The independent distributions $A_{1}...A_{n}$, and $B_{1}...B_{n}$ have expectations $0$ and variances $1$.
$C_{n} = A_{n} + \frac{-1}{12}A_{n-1}$
$D_{n} = B_{n} + \frac{3}{7}B_{n-1}$
What is the value of $cov(C_{n}, D_{n})$ ?
Any help would be appreciated. Here is my working so far:
$cov(C_{n}, D_{n}) = E(C_{n}D_{n}) - E(C_{n})E(D_{n})$
$ E(C_{n}) = E(D_{n}) = 0$
$ \therefore cov(C_{n}, D_{n}) = E(C_{n}D_{n})$
$ cov(C_{n}, D_{n}) = E((A_{n} + \frac{-1}{12}A_{n-1}) (B_{n} + \frac{3}{7}B_{n-1})) $
$ cov(C_{n}, D_{n}) = E(A_{n}B_{n} + \frac{-1}{12}A_{n-1}B_{n} + \frac{3}{7}A_{n}B_{n-1} + \frac{-1}{28}A_{n-1}B_{n-1}) $
$ cov(C_{n}, D_{n}) = $
$ E(A_{n}B_{n}) + \frac{-1}{12}E(A_{n-1}B_{n}) + \frac{3}{7}E(A_{n}B_{n-1}) + \frac{-1}{28}E(A_{n-1}B_{n-1}) $
But I am not sure how to calculate the rest.

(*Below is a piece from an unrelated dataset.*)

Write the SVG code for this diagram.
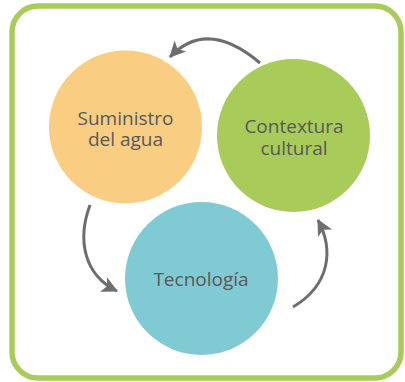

All the four terms in $ E(A_{n}B_{n}) + \frac{-1}{12}E(A_{n-1}B_{n}) + \frac{3}{7}E(A_{n}B_{n-1}) + \frac{-1}{28}E(A_{n-1}B_{n-1}) $ are zero by independence. For example
$E(A_{n}B_{n})=(EA_n)(EB_n)=(0)(0)=0$.
In fact, $C_n$ and $D_n$ are independent so it is no surprise that the covariance is $0$.
[Assuming that the entire collection $\{A_1,A_2,..,A_n,B_1,B_2,...,B_n\}$ is independent the covariance is $0$. If you do not assume that $A_i$'s are independent of $B_j$'s then the answer is just what you have arrived at; you cannot go further than that].